■ PROBLEM DESCRIPTION
Filter the listing below, copying every line in which the word "matplotlib" appears.

■ LISTING
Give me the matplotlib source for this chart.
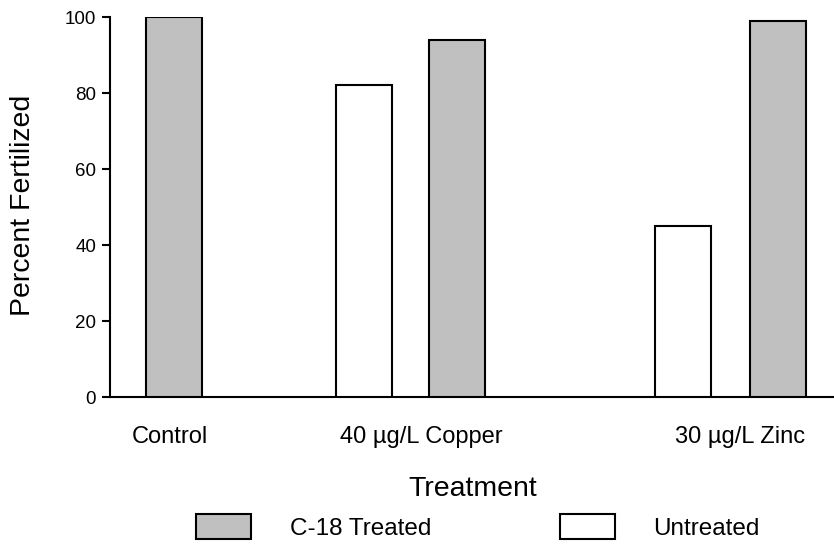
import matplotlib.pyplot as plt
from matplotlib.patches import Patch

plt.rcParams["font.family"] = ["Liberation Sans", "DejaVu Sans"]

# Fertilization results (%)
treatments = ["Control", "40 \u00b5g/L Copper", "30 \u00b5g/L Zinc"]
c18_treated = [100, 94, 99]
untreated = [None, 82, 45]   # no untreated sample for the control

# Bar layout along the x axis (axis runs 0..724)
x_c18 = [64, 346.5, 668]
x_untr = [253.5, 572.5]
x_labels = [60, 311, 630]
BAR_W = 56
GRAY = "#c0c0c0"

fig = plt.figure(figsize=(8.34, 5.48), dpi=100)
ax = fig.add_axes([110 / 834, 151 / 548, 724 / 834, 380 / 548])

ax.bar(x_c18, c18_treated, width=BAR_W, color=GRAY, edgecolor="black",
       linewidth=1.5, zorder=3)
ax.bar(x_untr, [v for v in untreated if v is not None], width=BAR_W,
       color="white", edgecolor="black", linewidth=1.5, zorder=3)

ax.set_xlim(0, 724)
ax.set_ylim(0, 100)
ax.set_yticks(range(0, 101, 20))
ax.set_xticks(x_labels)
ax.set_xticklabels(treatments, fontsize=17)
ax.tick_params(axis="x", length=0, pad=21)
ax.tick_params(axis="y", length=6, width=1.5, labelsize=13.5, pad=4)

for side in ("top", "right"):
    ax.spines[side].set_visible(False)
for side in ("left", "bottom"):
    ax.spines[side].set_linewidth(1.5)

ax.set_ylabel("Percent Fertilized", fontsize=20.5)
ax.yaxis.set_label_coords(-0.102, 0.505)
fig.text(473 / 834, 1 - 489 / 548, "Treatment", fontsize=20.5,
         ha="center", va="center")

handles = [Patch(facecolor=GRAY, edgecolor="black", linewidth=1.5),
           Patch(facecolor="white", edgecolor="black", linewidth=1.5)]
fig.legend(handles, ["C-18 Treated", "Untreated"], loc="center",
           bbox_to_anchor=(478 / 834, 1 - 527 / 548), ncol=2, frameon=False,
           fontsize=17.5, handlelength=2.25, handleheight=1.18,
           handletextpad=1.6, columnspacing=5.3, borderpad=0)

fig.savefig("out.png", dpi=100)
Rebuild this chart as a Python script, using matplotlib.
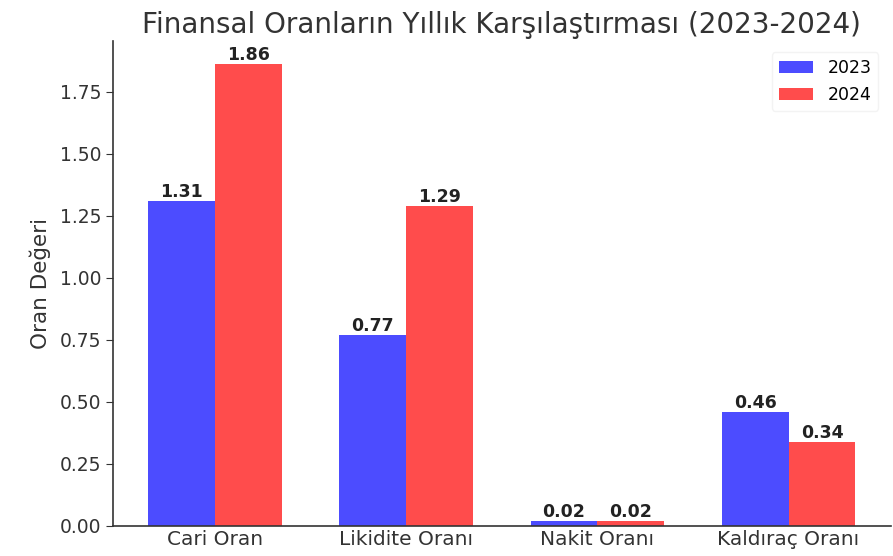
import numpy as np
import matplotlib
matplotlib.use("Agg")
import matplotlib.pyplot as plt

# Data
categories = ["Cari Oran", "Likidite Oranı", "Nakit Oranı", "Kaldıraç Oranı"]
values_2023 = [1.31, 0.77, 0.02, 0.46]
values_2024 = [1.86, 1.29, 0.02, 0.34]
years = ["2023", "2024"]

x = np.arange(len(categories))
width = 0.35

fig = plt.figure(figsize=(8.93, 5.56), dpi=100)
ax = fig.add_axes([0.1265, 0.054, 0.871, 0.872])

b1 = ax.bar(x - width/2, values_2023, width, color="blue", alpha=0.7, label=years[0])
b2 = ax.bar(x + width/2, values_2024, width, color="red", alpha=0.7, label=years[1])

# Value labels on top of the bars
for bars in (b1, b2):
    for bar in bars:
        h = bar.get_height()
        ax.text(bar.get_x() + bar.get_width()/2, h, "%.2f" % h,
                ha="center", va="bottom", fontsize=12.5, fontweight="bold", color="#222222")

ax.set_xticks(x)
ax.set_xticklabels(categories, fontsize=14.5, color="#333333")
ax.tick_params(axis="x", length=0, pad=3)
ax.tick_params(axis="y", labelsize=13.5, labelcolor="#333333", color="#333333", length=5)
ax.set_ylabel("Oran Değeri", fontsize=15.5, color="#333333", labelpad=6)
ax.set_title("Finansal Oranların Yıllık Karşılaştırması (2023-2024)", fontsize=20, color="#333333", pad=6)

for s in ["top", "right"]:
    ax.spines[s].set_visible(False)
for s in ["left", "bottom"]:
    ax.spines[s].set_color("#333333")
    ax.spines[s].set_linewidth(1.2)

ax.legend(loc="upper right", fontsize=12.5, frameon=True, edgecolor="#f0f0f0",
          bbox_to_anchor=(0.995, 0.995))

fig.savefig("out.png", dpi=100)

==

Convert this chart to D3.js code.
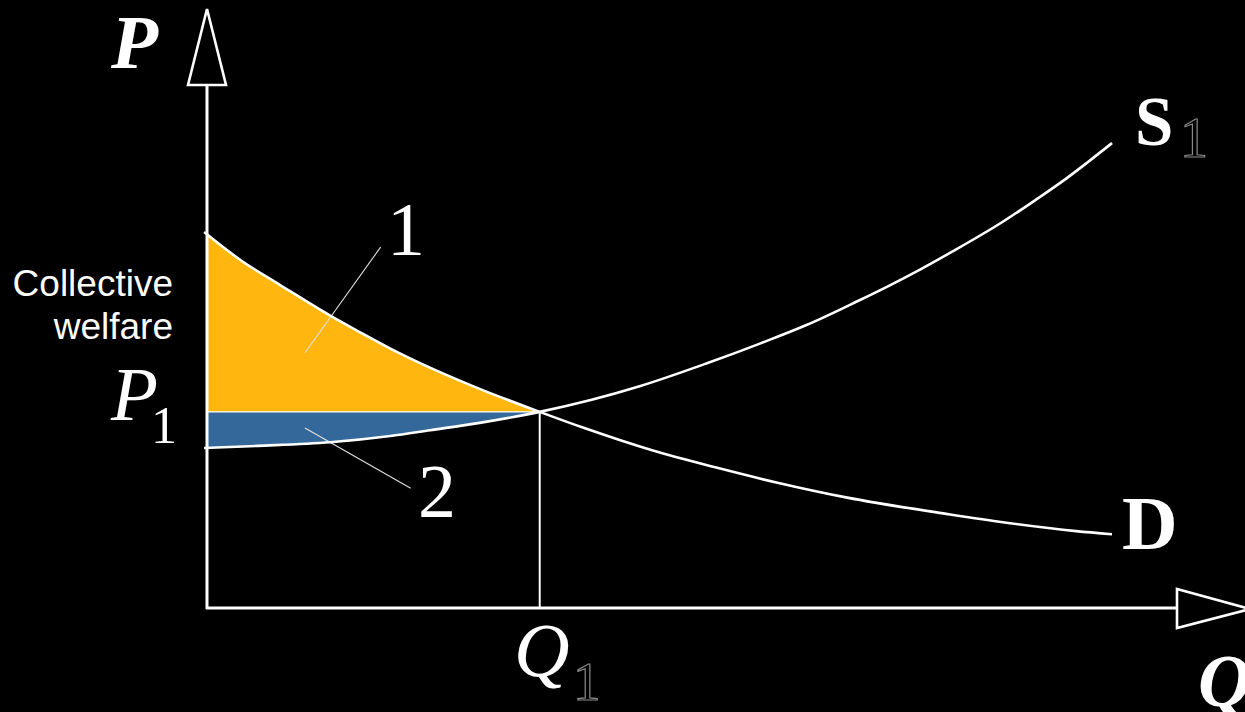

==

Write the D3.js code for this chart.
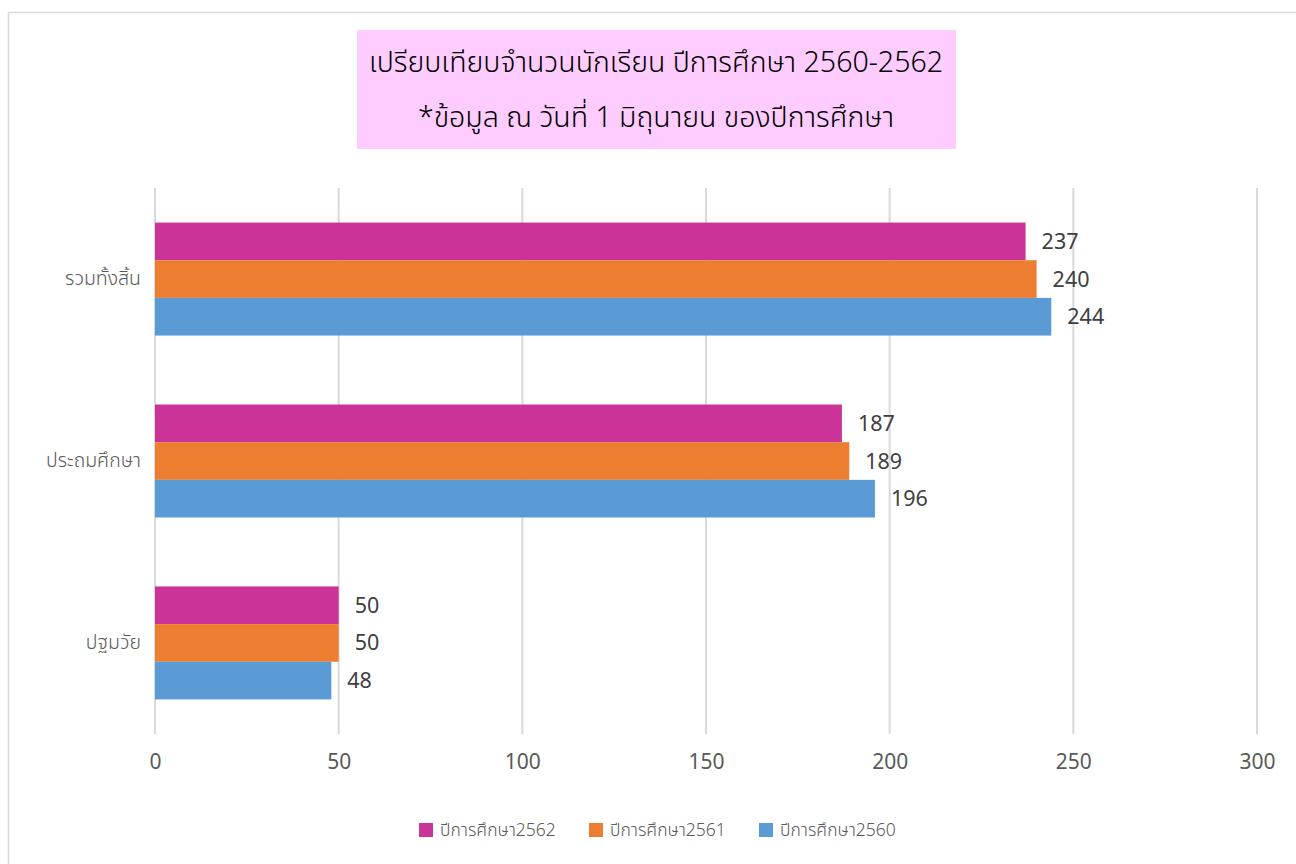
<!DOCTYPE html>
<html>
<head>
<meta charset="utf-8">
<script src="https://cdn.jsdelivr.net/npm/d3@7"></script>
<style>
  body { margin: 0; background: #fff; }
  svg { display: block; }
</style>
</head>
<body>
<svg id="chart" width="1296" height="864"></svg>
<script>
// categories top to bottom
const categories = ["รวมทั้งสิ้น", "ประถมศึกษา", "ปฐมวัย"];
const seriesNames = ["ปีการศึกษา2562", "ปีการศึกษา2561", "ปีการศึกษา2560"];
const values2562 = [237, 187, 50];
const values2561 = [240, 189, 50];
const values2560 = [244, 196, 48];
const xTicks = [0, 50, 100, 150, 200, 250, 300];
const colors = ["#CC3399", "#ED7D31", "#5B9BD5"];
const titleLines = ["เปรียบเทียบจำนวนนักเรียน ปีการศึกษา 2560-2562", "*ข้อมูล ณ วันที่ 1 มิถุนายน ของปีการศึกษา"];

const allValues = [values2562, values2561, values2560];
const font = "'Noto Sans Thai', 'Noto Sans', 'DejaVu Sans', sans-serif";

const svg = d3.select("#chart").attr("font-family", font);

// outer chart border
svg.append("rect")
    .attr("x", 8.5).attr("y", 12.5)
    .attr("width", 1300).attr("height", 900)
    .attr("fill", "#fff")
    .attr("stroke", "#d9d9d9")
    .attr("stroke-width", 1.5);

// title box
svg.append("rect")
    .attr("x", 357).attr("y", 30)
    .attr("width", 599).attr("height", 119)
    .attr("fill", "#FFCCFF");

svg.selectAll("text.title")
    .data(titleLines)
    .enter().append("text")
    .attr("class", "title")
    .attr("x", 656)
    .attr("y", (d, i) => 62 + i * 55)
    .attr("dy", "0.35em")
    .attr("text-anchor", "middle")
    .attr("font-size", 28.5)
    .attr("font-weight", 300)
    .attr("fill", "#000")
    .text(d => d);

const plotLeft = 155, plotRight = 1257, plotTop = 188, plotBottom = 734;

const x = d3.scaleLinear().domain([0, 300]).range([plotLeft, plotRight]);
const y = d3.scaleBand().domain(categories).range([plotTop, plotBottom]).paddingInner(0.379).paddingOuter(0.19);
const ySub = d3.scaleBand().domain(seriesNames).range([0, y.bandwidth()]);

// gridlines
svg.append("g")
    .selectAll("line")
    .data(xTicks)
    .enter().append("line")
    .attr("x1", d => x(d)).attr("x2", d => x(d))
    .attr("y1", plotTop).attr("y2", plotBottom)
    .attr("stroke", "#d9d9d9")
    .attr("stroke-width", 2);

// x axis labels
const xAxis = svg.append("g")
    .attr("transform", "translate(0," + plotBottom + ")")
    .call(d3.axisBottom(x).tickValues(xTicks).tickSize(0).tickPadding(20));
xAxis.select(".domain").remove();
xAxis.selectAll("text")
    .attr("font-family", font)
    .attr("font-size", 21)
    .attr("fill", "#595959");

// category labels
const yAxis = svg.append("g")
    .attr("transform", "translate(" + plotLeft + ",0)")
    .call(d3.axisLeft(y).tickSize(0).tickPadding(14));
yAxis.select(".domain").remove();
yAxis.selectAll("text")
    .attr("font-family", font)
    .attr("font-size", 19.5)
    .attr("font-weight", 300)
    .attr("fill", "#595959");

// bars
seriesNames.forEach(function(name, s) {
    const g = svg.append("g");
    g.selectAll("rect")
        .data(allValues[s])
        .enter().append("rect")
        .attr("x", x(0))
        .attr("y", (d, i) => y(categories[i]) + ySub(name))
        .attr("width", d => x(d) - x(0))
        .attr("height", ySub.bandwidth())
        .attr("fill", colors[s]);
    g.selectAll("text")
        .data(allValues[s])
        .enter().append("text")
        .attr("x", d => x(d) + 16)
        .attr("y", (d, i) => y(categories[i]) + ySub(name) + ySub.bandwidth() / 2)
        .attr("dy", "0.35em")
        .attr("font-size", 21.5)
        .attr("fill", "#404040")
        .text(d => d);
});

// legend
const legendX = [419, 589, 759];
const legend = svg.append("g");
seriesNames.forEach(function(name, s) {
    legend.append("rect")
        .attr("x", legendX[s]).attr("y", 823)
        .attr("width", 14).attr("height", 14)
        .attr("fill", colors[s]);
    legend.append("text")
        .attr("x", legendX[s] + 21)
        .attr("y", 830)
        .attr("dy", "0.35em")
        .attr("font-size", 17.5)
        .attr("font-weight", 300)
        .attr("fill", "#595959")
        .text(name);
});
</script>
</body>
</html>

■ THE SOLUTION
Give me the matplotlib source for this chart.
import matplotlib.pyplot as plt
from matplotlib.patches import Patch
Rebuild this chart as a Python script, using matplotlib.
import matplotlib
matplotlib.use("Agg")
import matplotlib.pyplot as plt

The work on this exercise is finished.